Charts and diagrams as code
++++++++
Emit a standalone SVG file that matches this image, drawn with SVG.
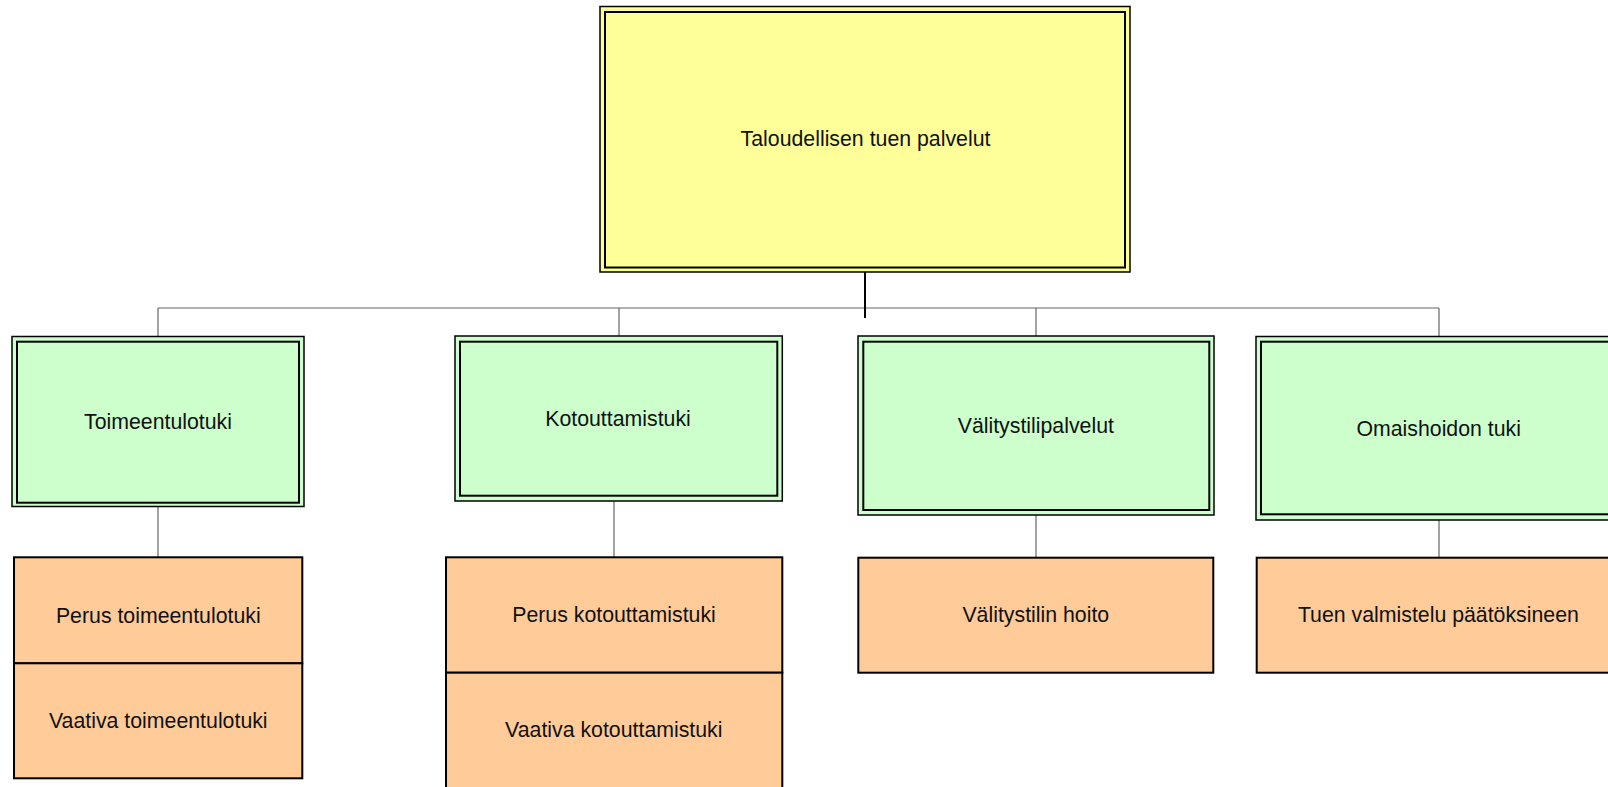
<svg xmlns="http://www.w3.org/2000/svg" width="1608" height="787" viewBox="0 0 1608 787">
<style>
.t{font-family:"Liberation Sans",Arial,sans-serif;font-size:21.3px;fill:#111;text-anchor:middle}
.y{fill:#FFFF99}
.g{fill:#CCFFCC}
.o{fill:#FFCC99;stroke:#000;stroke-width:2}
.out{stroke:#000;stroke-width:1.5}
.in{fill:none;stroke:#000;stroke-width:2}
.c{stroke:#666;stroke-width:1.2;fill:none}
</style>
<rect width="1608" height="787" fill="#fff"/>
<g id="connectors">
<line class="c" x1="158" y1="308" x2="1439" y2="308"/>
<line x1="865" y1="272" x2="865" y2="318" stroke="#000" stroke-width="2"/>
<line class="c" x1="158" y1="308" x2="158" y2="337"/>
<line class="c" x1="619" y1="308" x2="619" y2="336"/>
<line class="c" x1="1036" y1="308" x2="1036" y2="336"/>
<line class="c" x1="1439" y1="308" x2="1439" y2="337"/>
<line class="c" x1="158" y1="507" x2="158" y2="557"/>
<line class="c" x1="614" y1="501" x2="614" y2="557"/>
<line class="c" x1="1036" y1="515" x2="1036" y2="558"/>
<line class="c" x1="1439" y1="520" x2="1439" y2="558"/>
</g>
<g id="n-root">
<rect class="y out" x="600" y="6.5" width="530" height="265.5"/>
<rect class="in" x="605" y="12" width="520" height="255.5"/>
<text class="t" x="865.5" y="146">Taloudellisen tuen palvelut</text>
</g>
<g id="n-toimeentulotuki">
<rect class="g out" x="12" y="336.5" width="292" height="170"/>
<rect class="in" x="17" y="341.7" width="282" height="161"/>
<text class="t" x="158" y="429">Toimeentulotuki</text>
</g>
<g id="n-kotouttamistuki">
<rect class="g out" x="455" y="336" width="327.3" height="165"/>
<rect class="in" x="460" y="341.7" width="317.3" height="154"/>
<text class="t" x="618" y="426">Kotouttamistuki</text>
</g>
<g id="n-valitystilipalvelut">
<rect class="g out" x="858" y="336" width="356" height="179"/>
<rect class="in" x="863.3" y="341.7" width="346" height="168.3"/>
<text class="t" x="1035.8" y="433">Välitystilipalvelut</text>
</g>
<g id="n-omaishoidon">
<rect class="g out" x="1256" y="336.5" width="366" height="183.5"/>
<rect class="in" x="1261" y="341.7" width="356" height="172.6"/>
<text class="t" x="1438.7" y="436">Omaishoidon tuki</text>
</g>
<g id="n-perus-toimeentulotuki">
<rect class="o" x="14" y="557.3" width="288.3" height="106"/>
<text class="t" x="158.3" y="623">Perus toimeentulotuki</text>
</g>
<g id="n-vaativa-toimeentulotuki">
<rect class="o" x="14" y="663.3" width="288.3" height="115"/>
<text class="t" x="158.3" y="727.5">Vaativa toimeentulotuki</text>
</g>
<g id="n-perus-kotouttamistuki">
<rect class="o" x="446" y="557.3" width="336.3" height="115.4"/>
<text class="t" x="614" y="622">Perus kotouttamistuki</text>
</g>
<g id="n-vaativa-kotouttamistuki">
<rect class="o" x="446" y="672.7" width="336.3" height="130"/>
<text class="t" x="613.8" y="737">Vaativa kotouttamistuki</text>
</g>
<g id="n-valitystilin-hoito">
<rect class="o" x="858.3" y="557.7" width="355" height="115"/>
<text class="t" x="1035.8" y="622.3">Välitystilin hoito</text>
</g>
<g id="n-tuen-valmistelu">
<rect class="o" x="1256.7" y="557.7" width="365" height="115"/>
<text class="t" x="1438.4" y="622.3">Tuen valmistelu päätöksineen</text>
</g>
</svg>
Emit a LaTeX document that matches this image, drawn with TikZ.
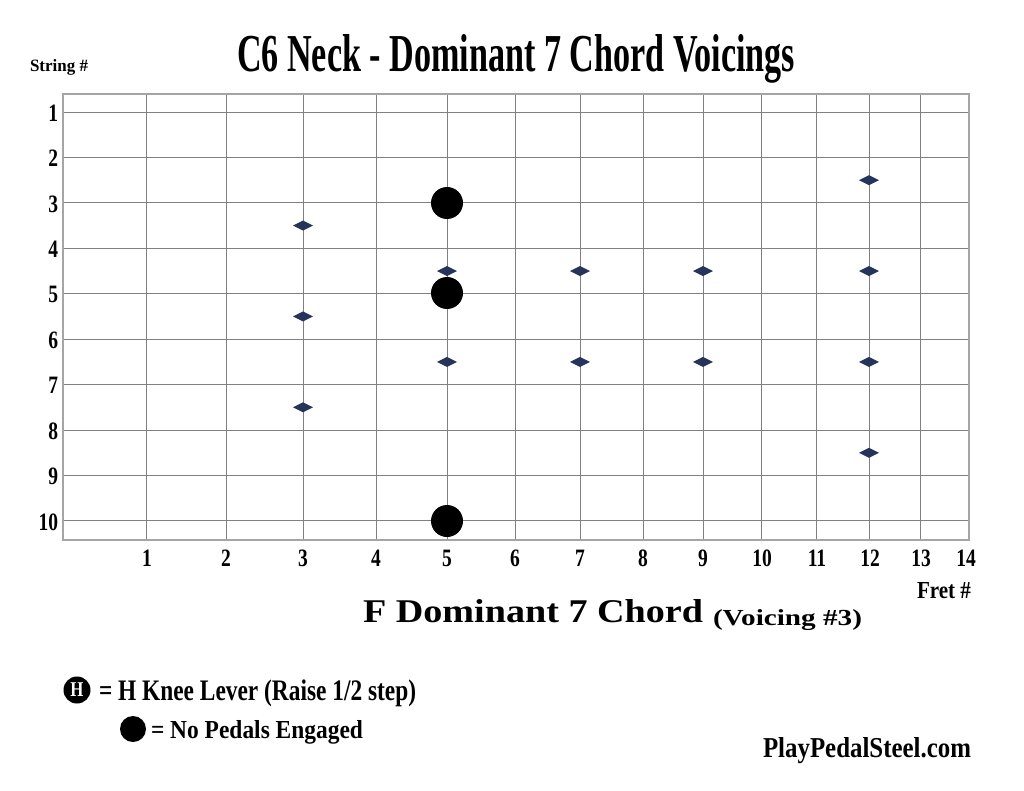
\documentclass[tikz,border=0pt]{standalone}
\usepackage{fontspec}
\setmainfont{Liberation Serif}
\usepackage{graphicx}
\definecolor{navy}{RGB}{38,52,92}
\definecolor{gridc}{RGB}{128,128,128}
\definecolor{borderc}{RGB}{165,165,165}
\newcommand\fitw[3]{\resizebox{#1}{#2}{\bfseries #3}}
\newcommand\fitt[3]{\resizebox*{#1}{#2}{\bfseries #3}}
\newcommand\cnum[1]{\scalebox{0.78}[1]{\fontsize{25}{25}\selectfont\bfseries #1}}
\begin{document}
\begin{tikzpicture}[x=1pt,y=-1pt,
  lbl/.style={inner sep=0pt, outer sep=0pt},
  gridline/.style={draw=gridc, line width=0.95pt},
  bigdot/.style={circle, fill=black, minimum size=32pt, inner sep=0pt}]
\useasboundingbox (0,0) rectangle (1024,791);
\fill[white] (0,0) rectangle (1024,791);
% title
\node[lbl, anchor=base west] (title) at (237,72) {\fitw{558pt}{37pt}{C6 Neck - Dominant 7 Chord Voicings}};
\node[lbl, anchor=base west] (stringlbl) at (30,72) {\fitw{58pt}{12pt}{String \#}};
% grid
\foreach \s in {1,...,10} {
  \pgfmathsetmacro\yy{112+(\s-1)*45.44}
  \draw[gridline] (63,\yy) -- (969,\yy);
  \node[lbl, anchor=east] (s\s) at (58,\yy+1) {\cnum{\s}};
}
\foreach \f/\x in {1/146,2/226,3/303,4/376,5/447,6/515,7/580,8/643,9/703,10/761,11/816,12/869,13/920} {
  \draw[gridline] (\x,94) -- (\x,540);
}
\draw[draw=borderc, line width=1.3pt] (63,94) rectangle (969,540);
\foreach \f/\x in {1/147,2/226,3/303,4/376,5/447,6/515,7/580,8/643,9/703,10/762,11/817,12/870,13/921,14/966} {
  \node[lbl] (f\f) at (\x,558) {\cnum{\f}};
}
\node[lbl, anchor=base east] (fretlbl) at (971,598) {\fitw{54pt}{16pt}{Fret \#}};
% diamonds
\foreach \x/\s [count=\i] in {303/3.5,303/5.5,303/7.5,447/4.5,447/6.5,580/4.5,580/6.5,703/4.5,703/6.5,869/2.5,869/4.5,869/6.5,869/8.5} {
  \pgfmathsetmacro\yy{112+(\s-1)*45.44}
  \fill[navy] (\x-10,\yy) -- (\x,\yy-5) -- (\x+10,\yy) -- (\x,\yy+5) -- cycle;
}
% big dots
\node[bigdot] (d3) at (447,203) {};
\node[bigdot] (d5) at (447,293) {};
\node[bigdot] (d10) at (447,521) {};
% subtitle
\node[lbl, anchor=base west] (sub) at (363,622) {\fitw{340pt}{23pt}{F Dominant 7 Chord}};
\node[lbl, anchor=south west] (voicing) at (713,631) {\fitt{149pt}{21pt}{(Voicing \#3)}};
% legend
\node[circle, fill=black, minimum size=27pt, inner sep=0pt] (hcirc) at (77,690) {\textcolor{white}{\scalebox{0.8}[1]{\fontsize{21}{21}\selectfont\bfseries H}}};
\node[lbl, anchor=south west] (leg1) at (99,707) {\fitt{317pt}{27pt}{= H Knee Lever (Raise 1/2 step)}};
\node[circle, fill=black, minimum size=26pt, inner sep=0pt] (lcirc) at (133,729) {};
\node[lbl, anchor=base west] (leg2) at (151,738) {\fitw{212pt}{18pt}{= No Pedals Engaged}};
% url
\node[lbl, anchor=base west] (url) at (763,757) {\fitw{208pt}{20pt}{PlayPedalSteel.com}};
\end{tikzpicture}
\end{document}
++++++++
_Task brief_:
Reproduce every entry word for word, but omit the pictures.

_Final answer_:
Emit a standalone SVG file that matches this image, drawn with SVG.
<svg xmlns="http://www.w3.org/2000/svg" width="1608" height="787" viewBox="0 0 1608 787">
<style>
.t{font-family:"Liberation Sans",Arial,sans-serif;font-size:21.3px;fill:#111;text-anchor:middle}
.y{fill:#FFFF99}
.g{fill:#CCFFCC}
.o{fill:#FFCC99;stroke:#000;stroke-width:2}
.out{stroke:#000;stroke-width:1.5}
.in{fill:none;stroke:#000;stroke-width:2}
.c{stroke:#666;stroke-width:1.2;fill:none}
</style>
<rect width="1608" height="787" fill="#fff"/>
<g id="connectors">
<line class="c" x1="158" y1="308" x2="1439" y2="308"/>
<line x1="865" y1="272" x2="865" y2="318" stroke="#000" stroke-width="2"/>
<line class="c" x1="158" y1="308" x2="158" y2="337"/>
<line class="c" x1="619" y1="308" x2="619" y2="336"/>
<line class="c" x1="1036" y1="308" x2="1036" y2="336"/>
<line class="c" x1="1439" y1="308" x2="1439" y2="337"/>
<line class="c" x1="158" y1="507" x2="158" y2="557"/>
<line class="c" x1="614" y1="501" x2="614" y2="557"/>
<line class="c" x1="1036" y1="515" x2="1036" y2="558"/>
<line class="c" x1="1439" y1="520" x2="1439" y2="558"/>
</g>
<g id="n-root">
<rect class="y out" x="600" y="6.5" width="530" height="265.5"/>
<rect class="in" x="605" y="12" width="520" height="255.5"/>
<text class="t" x="865.5" y="146">Taloudellisen tuen palvelut</text>
</g>
<g id="n-toimeentulotuki">
<rect class="g out" x="12" y="336.5" width="292" height="170"/>
<rect class="in" x="17" y="341.7" width="282" height="161"/>
<text class="t" x="158" y="429">Toimeentulotuki</text>
</g>
<g id="n-kotouttamistuki">
<rect class="g out" x="455" y="336" width="327.3" height="165"/>
<rect class="in" x="460" y="341.7" width="317.3" height="154"/>
<text class="t" x="618" y="426">Kotouttamistuki</text>
</g>
<g id="n-valitystilipalvelut">
<rect class="g out" x="858" y="336" width="356" height="179"/>
<rect class="in" x="863.3" y="341.7" width="346" height="168.3"/>
<text class="t" x="1035.8" y="433">Välitystilipalvelut</text>
</g>
<g id="n-omaishoidon">
<rect class="g out" x="1256" y="336.5" width="366" height="183.5"/>
<rect class="in" x="1261" y="341.7" width="356" height="172.6"/>
<text class="t" x="1438.7" y="436">Omaishoidon tuki</text>
</g>
<g id="n-perus-toimeentulotuki">
<rect class="o" x="14" y="557.3" width="288.3" height="106"/>
<text class="t" x="158.3" y="623">Perus toimeentulotuki</text>
</g>
<g id="n-vaativa-toimeentulotuki">
<rect class="o" x="14" y="663.3" width="288.3" height="115"/>
<text class="t" x="158.3" y="727.5">Vaativa toimeentulotuki</text>
</g>
<g id="n-perus-kotouttamistuki">
<rect class="o" x="446" y="557.3" width="336.3" height="115.4"/>
<text class="t" x="614" y="622">Perus kotouttamistuki</text>
</g>
<g id="n-vaativa-kotouttamistuki">
<rect class="o" x="446" y="672.7" width="336.3" height="130"/>
<text class="t" x="613.8" y="737">Vaativa kotouttamistuki</text>
</g>
<g id="n-valitystilin-hoito">
<rect class="o" x="858.3" y="557.7" width="355" height="115"/>
<text class="t" x="1035.8" y="622.3">Välitystilin hoito</text>
</g>
<g id="n-tuen-valmistelu">
<rect class="o" x="1256.7" y="557.7" width="365" height="115"/>
<text class="t" x="1438.4" y="622.3">Tuen valmistelu päätöksineen</text>
</g>
</svg>
Emit a LaTeX document that matches this image, drawn with TikZ.
\documentclass[tikz,border=0pt]{standalone}
\usepackage{fontspec}
\setmainfont{Liberation Serif}
\usepackage{graphicx}
\definecolor{navy}{RGB}{38,52,92}
\definecolor{gridc}{RGB}{128,128,128}
\definecolor{borderc}{RGB}{165,165,165}
\newcommand\fitw[3]{\resizebox{#1}{#2}{\bfseries #3}}
\newcommand\fitt[3]{\resizebox*{#1}{#2}{\bfseries #3}}
\newcommand\cnum[1]{\scalebox{0.78}[1]{\fontsize{25}{25}\selectfont\bfseries #1}}
\begin{document}
\begin{tikzpicture}[x=1pt,y=-1pt,
  lbl/.style={inner sep=0pt, outer sep=0pt},
  gridline/.style={draw=gridc, line width=0.95pt},
  bigdot/.style={circle, fill=black, minimum size=32pt, inner sep=0pt}]
\useasboundingbox (0,0) rectangle (1024,791);
\fill[white] (0,0) rectangle (1024,791);
% title
\node[lbl, anchor=base west] (title) at (237,72) {\fitw{558pt}{37pt}{C6 Neck - Dominant 7 Chord Voicings}};
\node[lbl, anchor=base west] (stringlbl) at (30,72) {\fitw{58pt}{12pt}{String \#}};
% grid
\foreach \s in {1,...,10} {
  \pgfmathsetmacro\yy{112+(\s-1)*45.44}
  \draw[gridline] (63,\yy) -- (969,\yy);
  \node[lbl, anchor=east] (s\s) at (58,\yy+1) {\cnum{\s}};
}
\foreach \f/\x in {1/146,2/226,3/303,4/376,5/447,6/515,7/580,8/643,9/703,10/761,11/816,12/869,13/920} {
  \draw[gridline] (\x,94) -- (\x,540);
}
\draw[draw=borderc, line width=1.3pt] (63,94) rectangle (969,540);
\foreach \f/\x in {1/147,2/226,3/303,4/376,5/447,6/515,7/580,8/643,9/703,10/762,11/817,12/870,13/921,14/966} {
  \node[lbl] (f\f) at (\x,558) {\cnum{\f}};
}
\node[lbl, anchor=base east] (fretlbl) at (971,598) {\fitw{54pt}{16pt}{Fret \#}};
% diamonds
\foreach \x/\s [count=\i] in {303/3.5,303/5.5,303/7.5,447/4.5,447/6.5,580/4.5,580/6.5,703/4.5,703/6.5,869/2.5,869/4.5,869/6.5,869/8.5} {
  \pgfmathsetmacro\yy{112+(\s-1)*45.44}
  \fill[navy] (\x-10,\yy) -- (\x,\yy-5) -- (\x+10,\yy) -- (\x,\yy+5) -- cycle;
}
% big dots
\node[bigdot] (d3) at (447,203) {};
\node[bigdot] (d5) at (447,293) {};
\node[bigdot] (d10) at (447,521) {};
% subtitle
\node[lbl, anchor=base west] (sub) at (363,622) {\fitw{340pt}{23pt}{F Dominant 7 Chord}};
\node[lbl, anchor=south west] (voicing) at (713,631) {\fitt{149pt}{21pt}{(Voicing \#3)}};
% legend
\node[circle, fill=black, minimum size=27pt, inner sep=0pt] (hcirc) at (77,690) {\textcolor{white}{\scalebox{0.8}[1]{\fontsize{21}{21}\selectfont\bfseries H}}};
\node[lbl, anchor=south west] (leg1) at (99,707) {\fitt{317pt}{27pt}{= H Knee Lever (Raise 1/2 step)}};
\node[circle, fill=black, minimum size=26pt, inner sep=0pt] (lcirc) at (133,729) {};
\node[lbl, anchor=base west] (leg2) at (151,738) {\fitw{212pt}{18pt}{= No Pedals Engaged}};
% url
\node[lbl, anchor=base west] (url) at (763,757) {\fitw{208pt}{20pt}{PlayPedalSteel.com}};
\end{tikzpicture}
\end{document}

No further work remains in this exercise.